Before the Civil War
Built at a cost to its owners of $9,050 in 1856 by Danforth, Cooke and Company in Paterson, New Jersey, the Texas provided freight and passenger service between Atlanta, and Dalton, Georgia, before the Civil War on the Western and Atlantic Railroad (Antebellum trains were generally known by names, not numbers.)
During early part of the Civil War, the locomotive was used primarily to haul local freight and cargo without any major incident. However, on April 12, 1862, the Texas, pulling a load of 21 cars from Dalton southbound towards Atlanta, was commandeered by William Allen Fuller to chase down spies led by James J. Andrews during the "Great Locomotive Chase." Steaming in reverse after jettisoning the railcars, the Texas pursued the fleeing General over 50 miles to Ringgold, Georgia, where the raiders abandoned their stolen train two miles north of that town and fled. The Texas's engineer, Peter Bracken, towed the abandoned General back to Adairsville, Georgia, and then picked up his 21 cars and steamed into Atlanta, well behind schedule, but with a good reason.
The Texas and nine boxcars were loaned to the East Tennessee & Virginia Railroad to haul salt and cargo from the mines at Saltville, Virginia, from 1863 through the end of the war.

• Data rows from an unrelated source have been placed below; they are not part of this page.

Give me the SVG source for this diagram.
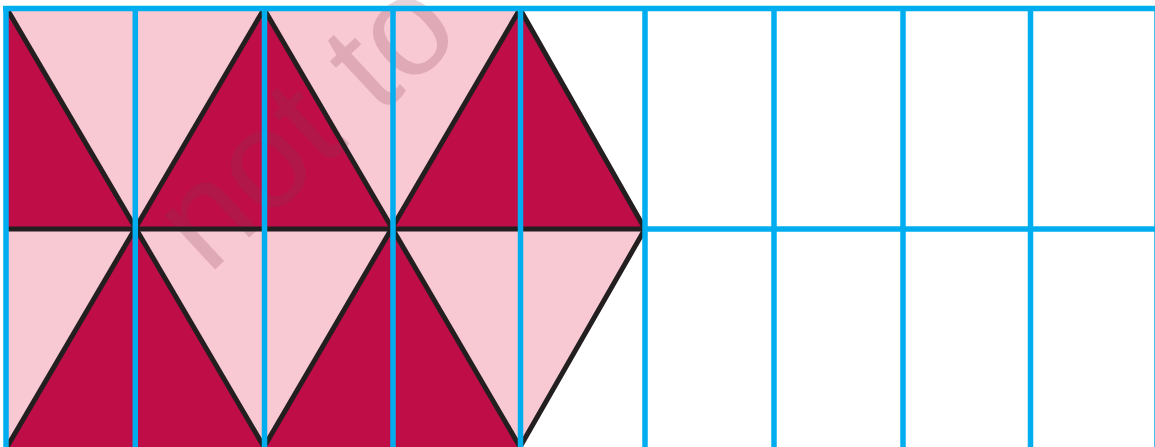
<svg xmlns="http://www.w3.org/2000/svg" width="1155" height="447" viewBox="0 0 1155 447">
<style>
.pink{fill:#F8C9D3}
.dark{fill:#BE0D47}
.edge{stroke:#231F20;stroke-width:5;fill:none}
.grid{stroke:#00AEEF;stroke-width:5.5;fill:none}
.wm{font-family:"Liberation Sans",Arial,sans-serif;font-size:140px;fill:#8a3a50;fill-opacity:0.22}
</style>
<rect width="1155" height="447" fill="#ffffff"/>
<g id="fills">
<polygon class="pink" points="7,9 520,9 645,229 520,447 7,447"/>
<polygon class="dark" points="7,9 135,229 7,229"/>
<polygon class="dark" points="264,9 135,229 392,229"/>
<polygon class="dark" points="520,9 392,229 645,229"/>
<polygon class="dark" points="135,229 7,447 264,447"/>
<polygon class="dark" points="392,229 264,447 520,447"/>
</g>
<g id="watermark">
<text class="wm" transform="translate(208,276) rotate(-43)">not to</text>
</g>
<g id="edges">
<line class="edge" x1="7" y1="9" x2="264" y2="447"/>
<line class="edge" x1="264" y1="9" x2="7" y2="447"/>
<line class="edge" x1="264" y1="9" x2="520" y2="447"/>
<line class="edge" x1="520" y1="9" x2="264" y2="447"/>
<polyline class="edge" points="520,9 645,229 520,447"/>
<line class="edge" x1="7" y1="229" x2="645" y2="229"/>
</g>
<g id="grid">
<line class="grid" x1="3" y1="8.5" x2="1155" y2="8.5"/>
<line class="grid" x1="645" y1="229" x2="1155" y2="229"/>
<line class="grid" x1="6" y1="6" x2="6" y2="447"/>
<line class="grid" x1="135.3" y1="6" x2="135.3" y2="447"/>
<line class="grid" x1="264.5" y1="6" x2="264.5" y2="447"/>
<line class="grid" x1="393" y1="6" x2="393" y2="447"/>
<line class="grid" x1="520.5" y1="6" x2="520.5" y2="447"/>
<line class="grid" x1="645" y1="6" x2="645" y2="447"/>
<line class="grid" x1="774" y1="6" x2="774" y2="447"/>
<line class="grid" x1="903" y1="6" x2="903" y2="447"/>
<line class="grid" x1="1030.5" y1="6" x2="1030.5" y2="447"/>
<line class="grid" x1="1157" y1="6" x2="1157" y2="447"/>
</g>
</svg>
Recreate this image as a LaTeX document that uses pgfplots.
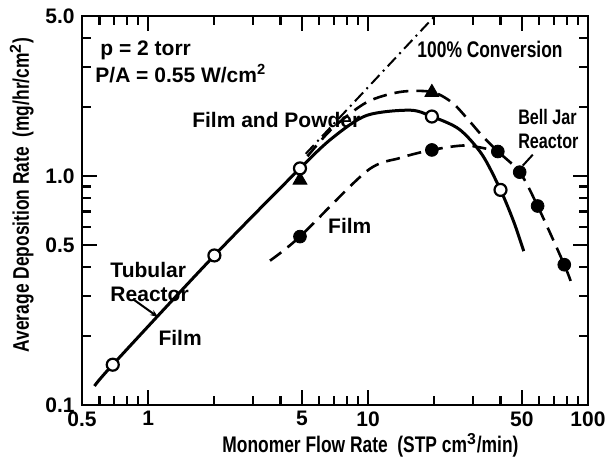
\documentclass[border=0pt]{standalone}
\usepackage{fontspec}
\setmainfont{Liberation Sans}
\newfontfamily\narrow{Liberation Sans}[FakeStretch=0.77]
\usepackage{pgfplots}
\pgfplotsset{compat=1.18}
\usetikzlibrary{arrows.meta}

\begin{document}
\fontsize{10.5}{12}\selectfont\bfseries
\begin{tikzpicture}[font=\fontsize{10.5}{12}\selectfont\bfseries]
\useasboundingbox (0,0) rectangle (304pt,228pt);
\begin{axis}[
  at={(41pt,25.5pt)}, anchor=south west,
  scale only axis, width=253pt, height=194.5pt,
  xmode=log, ymode=log,
  xmin=0.5, xmax=100, ymin=0.1, ymax=5,
  xtick={0.5,1,5,10,50,100}, xticklabels={0.5,1,5,10,50,100},
  minor xtick={0.6,0.7,0.8,0.9,2,3,4,6,7,8,9,20,30,40,60,70,80,90},
  ytick={0.1,0.5,1,5}, yticklabels={0.1,0.5,1.0,5.0},
  minor ytick={0.2,0.3,0.4,0.6,0.7,0.8,0.9,2,3,4},
  tick align=inside, major tick length=7.5pt, minor tick length=4.5pt,
  every tick/.style={black, line width=1.1pt},
  axis line style={line width=1.4pt},
  xlabel={\fontsize{11.3}{13}\narrow\selectfont Monomer Flow Rate\ \ (STP cm$^{\mathbf{3}}$/min)},
  ylabel={\fontsize{11.3}{13}\narrow\selectfont Average Deposition Rate\ \ (mg/hr/cm$^{\mathbf{2}}$)},
  xlabel style={at={(axis description cs:0.57,-0.103)}, anchor=center},
  ylabel style={at={(axis description cs:-0.119,0.54)}, anchor=center},
  xticklabel style={yshift=0.5pt},
  clip=false,
]
% tubular reactor (solid)
\addplot[black, line width=1.5pt, smooth, tension=0.5] coordinates {
  (0.57,0.121) (0.69,0.15) (2.0,0.45) (4.9,1.08) (6.9,1.47) (9.85,1.84)
  (15.5,1.94) (19.5,1.82) (26,1.6) (33,1.24) (40,0.87) (46,0.63) (51,0.47)};
% upper dashed (film and powder)
\addplot[black, line width=1.3pt, dash pattern=on 7pt off 4pt, smooth, tension=0.5] coordinates {
  (5.3,1.22) (6.9,1.62) (9.85,2.1) (14,2.33) (19.5,2.33) (24,2.1) (28,1.8)
  (33,1.5) (38.9,1.28) (48.9,1.04) (59,0.74) (78,0.41) (85,0.33)};
% lower dashed (film)
\addplot[black, line width=1.3pt, dash pattern=on 7pt off 4pt, smooth, tension=0.5] coordinates {
  (3.58,0.427) (4.9,0.544) (9.85,1.05) (14,1.2) (19.5,1.3) (28,1.36) (38.9,1.28)};
% 100% conversion
\addplot[black, line width=1pt, dash pattern=on 6pt off 2.5pt on 1pt off 2.5pt] coordinates {
  (5.2,1.25) (20.1,5.0)};
% markers
\addplot[only marks, mark=triangle*, mark size=4pt, black] coordinates {
  (4.9,0.96) (19.5,2.32)};
\addplot[only marks, mark=*, mark size=3pt, black, mark options={fill=white, line width=1.1pt}] coordinates {
  (0.69,0.15) (2.0,0.45) (4.9,1.08) (19.5,1.82) (40,0.87)};
\addplot[only marks, mark=*, mark size=3.2pt, black] coordinates {
  (4.9,0.544) (19.5,1.3) (38.9,1.28) (48.9,1.04) (59,0.74) (78,0.41)};
% annotations
\node[anchor=west, inner sep=0pt] at (axis cs:0.604,3.55) {p = 2 torr};
\node[anchor=west, inner sep=0pt] at (axis cs:0.573,2.81) {P/A = 0.55 W/cm$^{\mathbf{2}}$};
\node[anchor=west, inner sep=0pt] at (axis cs:1.58,1.75) {Film and Powder};
\node[anchor=west, inner sep=0pt] at (axis cs:16.7,3.59) {\fontsize{11.3}{13}\narrow\selectfont 100\% Conversion};
\node[anchor=west, inner sep=0pt, align=left] at (axis cs:48,1.6) {\narrow Bell Jar\\\narrow Reactor};
\node[anchor=west, inner sep=0pt] at (axis cs:6.56,0.608) {Film};
\node[anchor=west, inner sep=0pt, align=left] at (axis cs:0.671,0.345) {Tubular\\Reactor};
\node[anchor=west, inner sep=0pt] at (axis cs:1.11,0.197) {Film};
\draw[line width=1pt] (axis cs:56.1,1.24) -- (axis cs:50.5,1.11);
\draw[line width=1pt, -{Stealth[length=4pt]}] (axis cs:0.853,0.29) -- (axis cs:1.11,0.242);
\end{axis}
\end{tikzpicture}
\end{document}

Postbellum and Present Day
Moved back to Georgia following the war, the Texas again served the W&ARR during the postbellum Reconstruction era. The locomotive was renumbered and renamed as the Cincinnati in 1880 and continued to serve the W&A, as well as successor road Nashville, Chattanooga and St. Louis until retired in 1903. At this time, the engine was stored on a siding in Atlanta, seemingly to be ready for scrap. However, an August 1907 issue of the Atlanta Georgian brought to attention the deteriorated state of the locomotive as well as the role it played in the Civil War-era chase, and began a fundraising effort for its preservation. In response, both the railroad and state of Georgia expressed interest in preserving the Texas. Despite this, the locomotive remained on the siding for three more years.
In 1910, Wilbur G. Kurtz began writing articles in the Atlanta Constitution advocating preservation of the Texas, and the following year, the engine was moved to Grant Park. Here, while preserved, the engine remained exposed to the elements and in an unrestored state. In 1927, the Texas was placed in the basement of the newly constructed Cyclorama, but remained unrestored. During its service life, the Texas underwent numerous rebuilds and its appearance at retirement, though not as drastically changed as was the General, had several marked differences from its Civil War era appearance. Most notably, the engine's smokestack, originally a Radley-Hunter balloon design, was replaced with a diamond design suited for coal-burning, and its cowcatcher had been replaced with a wooden step for use in yard service.
In 1936, the locomotive, under the guidance of Kurtz, was cosmetically restored to resemble its wartime appearance. The engine's smokestack was replaced with one resembling the balloon design of the Civil War era, its horizontal strap-iron slat cowcatcher was restored, as were the nameplates on the sides of the boiler. The basement in which the engine was placed, while adequate to protect the engine, had been criticized for its small size which made viewing the engine difficult. As with the General, several proposals had been made as to where the Texas should be displayed, including placing it on display in the Atlanta Union Depot, at the site of present-day Underground Atlanta, at Stone Mountain Park, among others, none of which materialized.
By the late 1960s and early 1970's, there was growing concern about the condition of the panoramic painting of the American Civil War Battle of Atlanta, also displayed in the Cyclorama, which had suffered from storm damage as well as long periods of neglect. In 1972, the City of Atlanta developed plans to renovate the Cyclorama building, including a complete restoration of the painting as well as an enlarged display area for the Texas. However, the renovation did not begin until 1979, and was completed in September 1981.